Long-Term Investing Still WorksTuesday, January 20th, 2015
From time to time, there are headlines saying long-term investing is “dead.” The evidence from major stock exchanges highlights that the thinking of investors has become more short term over time, at least based on the average holding period of stocks. In the US, the average holding of a share on the New York Stock Exchange (NYSE) was about seven years in 1940. Today, the average global holding period is under three months (see chart below). This phenomenon is only partially explained by the growing presence of short-term, technically driven investors.
In fact, we believe that short termism is unequivocally one of the most serious behavioral biases investors must overcome in their efforts to produce market-beating investment returns. One’s innate preference for short-term rewards – or instant gratification – rather than delayed gains has long been reported by psychologists as a feature of the human condition that extends to many elements of our behavior.
One of the elements causing investors to take a short-term approach is volatility. The common way in which volatility is measured is called standard deviation. If you are not familiar with the term, think of it this way: Assume you are given a group of numbers and are asked to calculate the average value (mean) of those numbers. Standard deviation measures the difference between each data point and the group’s mean; i.e., it tells us how spread out the numbers are. The standard deviation (or volatility) of the returns on stocks held in a portfolio is a common measure of risk.
Instead of thinking of risk in terms of volatility, many value investors think of risk as the possibility of permanent loss of capital; i.e., the chance that an investor will suffer a loss when investing in a particular security. By holding stocks for longer periods, investors can actually see both types of risk reduced.
As can be seen in the above table, a longer holding period results in a narrower range of returns. It also reduces the risk of loss. In addition, it is important to remember that today’s stock price represents the market’s best guess of a company’s long-term value. This guess is far from perfect. In fact, the tendency to place too much emphasis on short-term rather than long-term news can cause the share price of a given company to fluctuate much more than it should.
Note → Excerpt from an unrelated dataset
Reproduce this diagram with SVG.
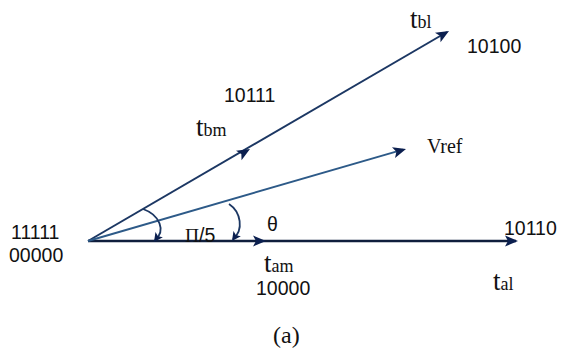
<svg xmlns="http://www.w3.org/2000/svg" width="561" height="351" viewBox="0 0 561 351">
<style>
.code{font-family:"Liberation Sans",Arial,sans-serif;font-size:19.5px;fill:#111}
.t{font-family:"Liberation Serif","Times New Roman",serif;fill:#111}
.main{font-size:27px}
.sub{font-size:18px}
.ah{fill:#0b1f4f}
</style>
<defs>
<path id="ah" class="ah" d="M0,0 L-13,-5.5 L-10,0 L-13,5.5 Z"/>
<path id="ahs" class="ah" d="M0,0 L-9,-4.5 L-7,0 L-9,4.5 Z"/>
</defs>
<rect width="561" height="351" fill="#fff"/>
<g id="connectors" fill="none">
<line x1="88" y1="241" x2="516" y2="241" stroke="#0f1e3d" stroke-width="2.6"/>
<line x1="88" y1="241" x2="447" y2="32" stroke="#1c3763" stroke-width="2"/>
<line x1="88" y1="241" x2="403" y2="149.6" stroke="#2d5a88" stroke-width="2"/>
<path d="M143,209 C160,215 166,231 155,240" stroke="#1c3763" stroke-width="1.8"/>
<path d="M229,204 C241,212 244,230 233,239" stroke="#1c3763" stroke-width="1.8"/>
<use href="#ah" transform="translate(518,241)"/>
<use href="#ah" transform="translate(266,241)"/>
<use href="#ah" transform="translate(449,31) rotate(-30.2)"/>
<use href="#ah" transform="translate(250,149) rotate(-30.2)"/>
<use href="#ah" transform="translate(406,149) rotate(-16.2)"/>
<use href="#ahs" transform="translate(154,242) rotate(125)"/>
<use href="#ahs" transform="translate(232,241) rotate(125)"/>
</g>
<g id="origin">
<text class="code" x="11" y="239">11111</text>
<text class="code" x="9" y="262">00000</text>
</g>
<g id="tbl">
<text class="t" x="410" y="28"><tspan class="main">t</tspan><tspan class="sub">bl</tspan></text>
<text class="code" x="467" y="53">10100</text>
</g>
<g id="tbm">
<text class="t" x="196" y="136"><tspan class="main">t</tspan><tspan class="sub">bm</tspan></text>
<text class="code" x="224" y="102">10111</text>
</g>
<g id="vref">
<text class="t" x="427" y="153" font-size="20">Vref</text>
</g>
<g id="tam">
<text class="t" x="264" y="272"><tspan class="main">t</tspan><tspan class="sub">am</tspan></text>
<text class="code" x="256" y="295">10000</text>
</g>
<g id="tal">
<text class="t" x="493" y="290"><tspan class="main">t</tspan><tspan class="sub">al</tspan></text>
<text class="code" x="504" y="235">10110</text>
</g>
<g id="angles">
<text class="code" x="185" y="242" font-size="19"><tspan font-family="Liberation Serif, serif">Π</tspan>/5</text>
<text class="code" x="267" y="231" font-size="21">θ</text>
</g>
<g id="caption">
<text class="t" x="273" y="343" font-size="24">(a)</text>
</g>
</svg>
Online stock quotes include both 52-week high and 52-week low prices. This range can be quite wide. For example, shares of Apple (Nasdaq: AAPL)* closed as low as $71.40 on January 30, 2014 and as high as $119.00 on November 26, 2014. The high price is more than 65% greater than the low price. While no one can expect to buy every (or even any) stock at its low, the size of this disparity is indicative of the opportunity that the general market’s short-term thinking can present to investors with a long-term approach.
It is unlikely that the intrinsic value of Apple increased so dramatically over a 10-month period. Stock prices tend to overreact on the way down as well as the way up. Long-term investors can use this volatility to their advantage, as short-term dislocations create opportunity. Additionally, when investing for retirement, and later when funds are withdrawn from a retirement account, it is important to protect (and hopefully grow) principal. We believe the data depicted above support our long-term approach. Investing for the short-term can lead to increased volatility and a greater risk of loss. When investing client funds, we believe a long-term holding period is more conservative and reduces the potential of loss, which should add long-term value to client accounts.
* Shares of Apple are currently on BWFA’s “Buy/Hold” list and are held in some client accounts.